L’economia della zona euro ha posto fine alla tregua concessa nel primo trimestre dell’anno. Infatti nel giro di tre mesi, i partner della moneta unica sono entrati di nuovo in quella fase di decelerazione che ha messo in guardia le previsioni di tutti gli organismi internazionali. I Diciannove hanno ridotto della metà il loro tasso di crescita trimestrale: dallo 0,4% allo 0,2%, secondo il primo anticipo dell’ufficio statistico di Eurostat.

Come previsto, l’Europa ritorna, così, nell’area di una fragilità economica che si può notare anche grazie ad una debole crescita dei prezzi, poiché l’inflazione è scesa di nuovo e si è attestata all’1,1%.

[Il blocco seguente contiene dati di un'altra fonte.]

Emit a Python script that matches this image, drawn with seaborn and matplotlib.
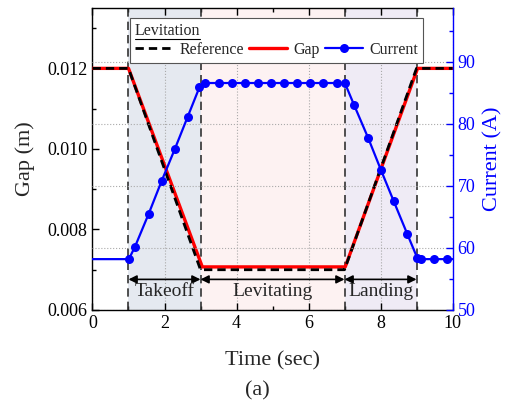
import numpy as np
import pandas as pd
import matplotlib
matplotlib.use('Agg')
import matplotlib.pyplot as plt
import seaborn as sns
from matplotlib.lines import Line2D
from matplotlib.ticker import MultipleLocator, FormatStrFormatter

# values
ref_t = [0, 1, 3, 7, 9, 10]
ref_gap = [0.012, 0.012, 0.0070, 0.0070, 0.012, 0.012]

gap_t = [0, 1.0, 3.05, 7.02, 9.03, 10]
gap_v = [0.012, 0.012, 0.00707, 0.00707, 0.012, 0.012]

cur_t = [0, 1.01, 1.18, 1.56, 1.92, 2.29, 2.64, 2.97, 3.13, 3.51, 3.88, 4.24,
         4.60, 4.96, 5.32, 5.68, 6.04, 6.40, 6.79, 7.01, 7.27, 7.66, 8.01,
         8.37, 8.74, 9.02, 9.12, 9.49, 9.84, 10]
cur_v = [58.2, 58.2, 60.2, 65.5, 70.8, 76.0, 81.1, 85.9, 86.6, 86.6, 86.6, 86.6,
         86.6, 86.6, 86.6, 86.6, 86.6, 86.6, 86.6, 86.6, 83.0, 77.7, 72.6,
         67.5, 62.3, 58.4, 58.2, 58.2, 58.2, 58.2]

phases = ['Takeoff', 'Levitating', 'Landing']
phase_start = [1, 3, 7]
phase_end = [3, 7, 9]
phase_colors = ['#e5e9f0', '#fdf2f2', '#efebf5']

sns.set_theme(style='ticks')
plt.rcParams['font.family'] = ['Liberation Serif', 'DejaVu Serif']
plt.rcParams['mathtext.fontset'] = 'stix'

fig = plt.figure(figsize=(5.06, 4.05), dpi=100)
ax = fig.add_axes([0.1828, 0.2346, 0.7115, 0.7457])
ax2 = ax.twinx()

# phase shading and boundaries
for s, e, c in zip(phase_start, phase_end, phase_colors):
    ax.axvspan(s, e, color=c, zorder=0, lw=0)
for xv in [1, 3, 7, 9]:
    ax.axvline(xv, color='#333333', lw=1.2, dashes=(5, 3), zorder=1)

ax.grid(axis='x', color='#aaaaaa', ls=':', lw=0.8)
ax2.grid(axis='y', color='#aaaaaa', ls=':', lw=0.8)
ax.set_axisbelow(True)

ref_df = pd.DataFrame({'t': ref_t, 'gap': ref_gap})
gap_df = pd.DataFrame({'t': gap_t, 'gap': gap_v})
cur_df = pd.DataFrame({'t': cur_t, 'cur': cur_v})

sns.lineplot(data=gap_df, x='t', y='gap', ax=ax, color='red', lw=2.4,
             estimator=None, sort=False, zorder=3)
sns.lineplot(data=ref_df, x='t', y='gap', ax=ax, color='black', lw=2,
             dashes=False, estimator=None, sort=False, zorder=4)
ax.lines[-1].set_dashes((3, 1.8))
sns.lineplot(data=cur_df, x='t', y='cur', ax=ax2, color='blue', lw=1.6,
             marker='o', markersize=6.5, markeredgewidth=0,
             markevery=list(range(1, len(cur_t) - 1)),
             estimator=None, sort=False, zorder=3)

# phase arrows and labels
for s, e, name in zip(phase_start, phase_end, phases):
    ax.annotate('', xy=(e, 0.00676), xytext=(s, 0.00676),
                arrowprops=dict(arrowstyle='<|-|>', color='black', lw=1.2,
                                mutation_scale=12, shrinkA=0, shrinkB=0))
    ax.text((s + e) / 2, 0.00646, name, ha='center', va='center', fontsize=14)

ax.set_xlim(0, 10)
ax.set_ylim(0.006, 0.0135)
ax2.set_ylim(50, 98.7)

ax.xaxis.set_major_locator(MultipleLocator(2))
ax.xaxis.set_minor_locator(MultipleLocator(1))
ax.yaxis.set_major_locator(MultipleLocator(0.002))
ax.yaxis.set_minor_locator(MultipleLocator(0.001))
ax.yaxis.set_major_formatter(FormatStrFormatter('%.3f'))
ax2.yaxis.set_major_locator(MultipleLocator(10))
ax2.yaxis.set_minor_locator(MultipleLocator(5))

ax.tick_params(which='both', direction='in', top=True, right=False,
               labelsize=13, colors='black')
ax.tick_params(which='major', length=5, width=1)
ax.tick_params(which='minor', length=3, width=1)
ax2.tick_params(which='both', direction='in', colors='blue', labelsize=13)
ax2.tick_params(which='major', length=5, width=1)
ax2.tick_params(which='minor', length=3, width=1)

for sp in ax.spines.values():
    sp.set_linewidth(1)
    sp.set_color('black')
ax.spines['right'].set_visible(False)
ax2.spines['left'].set_visible(False)
ax2.spines['top'].set_visible(False)
ax2.spines['bottom'].set_visible(False)
ax2.spines['right'].set_color('blue')
ax2.spines['right'].set_linewidth(1)

ax.set_xlabel('Time (sec)', fontsize=16, labelpad=14)
ax.set_ylabel('Gap (m)', fontsize=16, labelpad=9)
ax2.set_ylabel('Current (A)', fontsize=16, color='blue', labelpad=6)

handles = [
    Line2D([], [], color='black', lw=2, dashes=(3, 1.8)),
    Line2D([], [], color='red', lw=2.4),
    Line2D([], [], color='blue', lw=1.6, marker='o', markersize=6.5,
           markeredgewidth=0),
]
leg = ax2.legend(handles, ['Reference', 'Gap', 'Current'], title='Levitation',
                 ncol=3, loc='upper left', bbox_to_anchor=(0.104, 0.967),
                 borderaxespad=0, fontsize=11.5, title_fontsize=11.5,
                 alignment='left', handlelength=2.4, handletextpad=0.4,
                 columnspacing=0.3, fancybox=False, framealpha=1,
                 edgecolor='#555555', borderpad=0.3, labelspacing=0.2)
leg.get_frame().set_linewidth(0.8)
leg.set_zorder(10)

# underline the legend title
fig.canvas.draw()
bb = leg.get_title().get_window_extent()
inv = fig.transFigure.inverted()
(x0, y0), (x1, _) = inv.transform([(bb.x0, bb.y0 - 0.5), (bb.x1, bb.y0 - 0.5)])
fig.add_artist(Line2D([x0, x1], [y0, y0], color='black', lw=0.8, zorder=20))

fig.text(0.508, 0.036, '(a)', ha='center', va='center', fontsize=16)

plt.savefig('out.png', dpi=100)
plt.close()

La spinta del primo trimestre aveva sorpreso la maggior parte degli analisti, anche se Bruxelles aveva mantenuto previsioni prudenti. Ora in tale contesto, con la minaccia di una Brexit selvaggia che sta già innervosendo i mercati finanziari, si dovranno aspettare le prossime mosse di  Mario Draghi, prima che lascerà il posto a Christine Lagarde solo il prossimo 1 novembre.

Pur se questa flessione potrebbe essere solo dovuta ai comportamenti di  Germania e Italia. L’economia tedesca rimane la più colpita dalle guerre commerciali, mentre l’Italia non riesce ancora, secondo i mercati, a controllare il suo ingente debito pubblico.

La buona notizia arriva, invece, dal mercato del lavoro. La zona euro continua a creare occupazione in un ambiente di incertezza e bassa crescita. Il tasso di disoccupazione è sceso nuovamente a giugno al 7,5%, un decimo in meno rispetto al mese precedente. Grecia (17,6%), Spagna (14%), Italia (9,7%) e Francia (8,7%) sono sopra la media. All’altro estremo, diversi stati hanno già piena occupazione, come la Germania (3,1%) o l’Olanda (3,4%).